12 Mas quanto mais o affligiam, tanto mais se multiplicava, e tanto mais crescia: de maneira que se enfadavam por causa dos filhos de Israel.
Maar hoe meer zij het verdrukten, hoe meer het vermeerderde, en hoe meer het wies; zodat zij verdrietig waren vanwege de kinderen Israels.
13 E os egypcios faziam servir os filhos de Israel com dureza;
En de Egyptenaars deden de kinderen Israels dienen met hardigheid;
14 Assim que lhes fizeram amargar a vida com dura servidão em barro, e em tijolos, e com todo o trabalho no campo; com todo o seu serviço, em que os serviam com dureza.
Zodat zij hun het leven bitter maakten met harden dienst, in leem en in tichelstenen, en met allen dienst op het veld, met al hun dienst, dien zij hen deden dienen met hardigheid.
15 E o rei do Egypto fallou ás parteiras das hebreas (das quaes o nome de uma era Siphra, e o nome da outra Pua),
Daarenboven sprak de koning van Egypte tot de vroedvrouwen der Hebreinnen, welker ener naam Sifra, en de naam der andere Pua was;
16 E disse: Quando ajudardes a parir as hebreas, e as virdes sobre os assentos, se fôr filho, matae-o; mas se fôr filha, então viva.
En zeide: Wanneer gij de Hebreinnen in het baren helpt, en ziet haar op de stoelen; is het een zoon, zo doodt hem; maar is het een dochter, zo laat haar leven!
17 As parteiras, porém, temeram a Deus, e não fizeram como o rei do Egypto lhes dissera, antes conservavam os meninos com vida.
Doch de vroedvrouwen vreesden God, en deden niet, gelijk als de koning van Egypte tot haar gesproken had, maar zij behielden de knechtjes in het leven.
18 Então o rei do Egypto chamou as parteiras, e disse-lhes: Porque fizestes isto, que guardastes os meninos com vida?
Toen riep de koning van Egypte de vroedvrouwen, en zeide tot haar: Waarom hebt gijlieden deze zaak gedaan, dat gij de knechtjes in het leven behouden hebt?
19 E as parteiras disseram a Pharaó: Porquanto as mulheres hebreas não são como as egypcias: porque são vivas, e já teem parido antes que a parteira venha a ellas.
En de vroedvrouwen zeiden tot Farao: Omdat de Hebreinnen niet zijn gelijk de Egyptische vrouwen; want zij zijn sterk; eer de vroedvrouw tot haar komt, zo hebben zij gebaard.
20 Portanto Deus fez bem ás parteiras. E o povo se augmentou, e se fortaleceu muito.
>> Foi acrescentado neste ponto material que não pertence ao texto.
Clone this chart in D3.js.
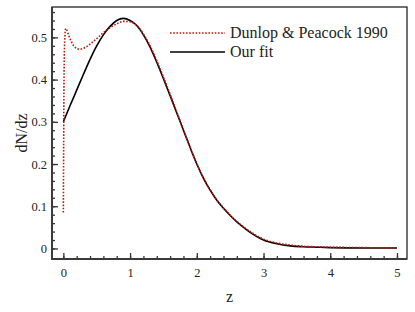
<!DOCTYPE html>
<html>
<head>
<meta charset="utf-8">
<script src="https://cdn.jsdelivr.net/npm/d3@7"></script>
<style>
  body { margin: 0; background: #fff; }
  svg { display: block; }
</style>
</head>
<body>
<div id="vis"></div>
<script>
    // values
    var fitZ =   [0, 0.1, 0.2, 0.3, 0.4, 0.5, 0.6, 0.7, 0.8, 0.9, 1.0, 1.1, 1.2, 1.3, 1.4, 1.5, 1.6, 1.7, 1.8, 1.9, 2.0, 2.1, 2.2, 2.3, 2.4, 2.5, 2.6, 2.7, 2.8, 2.9, 3.0, 3.2, 3.4, 3.6, 3.8, 4.0, 4.5, 5.0];
    var fitN =   [0.300, 0.338, 0.375, 0.412, 0.448, 0.480, 0.506, 0.526, 0.540, 0.545, 0.540, 0.528, 0.506, 0.477, 0.441, 0.402, 0.362, 0.321, 0.280, 0.239, 0.200, 0.166, 0.138, 0.114, 0.095, 0.078, 0.063, 0.050, 0.038, 0.028, 0.020, 0.011, 0.006, 0.004, 0.003, 0.002, 0.001, 0.001];

    var dpZ =    [0, 0.005, 0.01, 0.02, 0.035, 0.05, 0.08, 0.12, 0.18, 0.25, 0.3, 0.4, 0.5, 0.6, 0.7, 0.8, 0.9, 1.0, 1.1, 1.2, 1.3, 1.4, 1.5, 1.6, 1.7, 1.8, 1.9, 2.0, 2.1, 2.2, 2.3, 2.4, 2.5, 2.6, 2.7, 2.8, 2.9, 3.0, 3.2, 3.4, 3.6, 3.8, 4.0, 4.5, 5.0];
    var dpN =    [0.085, 0.25, 0.40, 0.49, 0.521, 0.518, 0.505, 0.490, 0.476, 0.472, 0.474, 0.484, 0.497, 0.511, 0.523, 0.532, 0.538, 0.537, 0.528, 0.508, 0.480, 0.445, 0.406, 0.365, 0.323, 0.281, 0.240, 0.201, 0.167, 0.139, 0.115, 0.096, 0.079, 0.064, 0.051, 0.040, 0.030, 0.022, 0.013, 0.008, 0.005, 0.004, 0.003, 0.002, 0.001];

    var xTicks = [0, 1, 2, 3, 4, 5];
    var yTicks = [0, 0.1, 0.2, 0.3, 0.4, 0.5];
    var legendNames = ["Dunlop & Peacock 1990", "Our fit"];

    var W = 415, H = 312,
        pLeft = 52, pRight = 407, pTop = 7, pBottom = 259,
        serif = "'Liberation Serif', 'DejaVu Serif', serif";

    var svg = d3.select("#vis").append("svg").attr("width", W).attr("height", H);

    var x = d3.scaleLinear().domain([-0.17, 5.15]).range([pLeft, pRight]),
        y = d3.scaleLinear().domain([-0.025, 0.572]).range([pBottom, pTop]);

    //frame
    svg.append("rect").attr("x", pLeft).attr("y", pTop)
        .attr("width", pRight - pLeft).attr("height", pBottom - pTop)
        .attr("fill", "none").attr("stroke", "#111").attr("stroke-width", 1.2);

    //minor ticks first, then major ones with labels
    var xMinor = d3.range(0, 5.01, 0.2), yMinor = d3.range(0, 0.561, 0.02);

    svg.append("g").attr("transform", "translate(0," + pBottom + ")")
        .call(d3.axisBottom(x).tickValues(xMinor).tickSize(-3).tickFormat(""))
        .call(g => g.select(".domain").remove());
    svg.append("g").attr("transform", "translate(" + pLeft + ",0)")
        .call(d3.axisLeft(y).tickValues(yMinor).tickSize(-3).tickFormat(""))
        .call(g => g.select(".domain").remove());

    var xAxis = svg.append("g").attr("transform", "translate(0," + pBottom + ")")
        .call(d3.axisBottom(x).tickValues(xTicks).tickSize(-6).tickPadding(9).tickFormat(d3.format("d")));
    var yAxis = svg.append("g").attr("transform", "translate(" + pLeft + ",0)")
        .call(d3.axisLeft(y).tickValues(yTicks).tickSize(-6).tickPadding(5).tickFormat(d => d === 0 ? "0" : d3.format(".1f")(d)));

    [xAxis, yAxis].forEach(function (a) {
        a.select(".domain").remove();
        a.attr("font-family", serif).attr("font-size", 12.5);
        a.selectAll("text").style("font-family", serif).style("font-size", "12.5px").attr("fill", "#222");
    });
    svg.selectAll(".tick line").attr("stroke", "#333").attr("stroke-width", 1.3);

    //heavier left and bottom axis lines
    svg.append("line").attr("x1", pLeft).attr("x2", pLeft).attr("y1", pTop).attr("y2", pBottom + 1)
        .attr("stroke", "#3a3a3a").attr("stroke-width", 2);
    svg.append("line").attr("x1", pLeft - 1).attr("x2", pRight).attr("y1", pBottom).attr("y2", pBottom)
        .attr("stroke", "#3a3a3a").attr("stroke-width", 2);

    var line = d3.line().x(d => x(d[0])).y(d => y(d[1])).curve(d3.curveMonotoneX);

    svg.append("path").datum(d3.zip(fitZ, fitN))
        .attr("d", line).attr("fill", "none").attr("stroke", "#000").attr("stroke-width", 1.6);

    svg.append("path").datum(d3.zip(dpZ, dpN))
        .attr("d", line).attr("fill", "none").attr("stroke", "#c0180c")
        .attr("stroke-width", 1.6).attr("stroke-dasharray", "1.6,1.6");

    //legend
    var lg = svg.append("g");
    [{ c: "#c0180c", dash: "1.6,1.6" }, { c: "#000", dash: null }].forEach(function (s, i) {
        var yy = 33 + i * 19;
        lg.append("line").attr("x1", 170).attr("x2", 225).attr("y1", yy).attr("y2", yy)
            .attr("stroke", s.c).attr("stroke-width", 1.6).attr("stroke-dasharray", s.dash);
        lg.append("text").attr("x", 230).attr("y", yy + 5)
            .style("font-family", serif).style("font-size", "16px").attr("fill", "#222").text(legendNames[i]);
    });

    //axis titles
    svg.append("text").attr("x", (pLeft + pRight) / 2).attr("y", 302).attr("text-anchor", "middle")
        .style("font-family", serif).style("font-size", "16px").attr("fill", "#222").text("z");
    svg.append("text").attr("transform", "translate(27," + ((pTop + pBottom) / 2) + ") rotate(-90)")
        .attr("text-anchor", "middle").style("font-family", serif).style("font-size", "16px")
        .attr("fill", "#222").text("dN/dz");
</script>
</body>
</html>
Daarom deed God aan de vroedvrouwen goed; en dat volk vermeerderde, en het werd zeer machtig.
21 E aconteceu que, porquanto as parteiras temeram a Deus, estabeleceu-lhes casas.
En het geschiedde, dewijl de vroedvrouwen God vreesden, zo bouwde Hij haar huizen.
22 Então ordenou Pharaó a todo o seu povo, dizendo: A todos os filhos que nascerem lancareis no rio, mas a todas as filhas guardareis com vida.
Toen gebood Farao aan al zijn volk, zeggende: Alle zonen, die geboren worden, zult gij in de rivier werpen, maar al de dochteren in het leven behouden.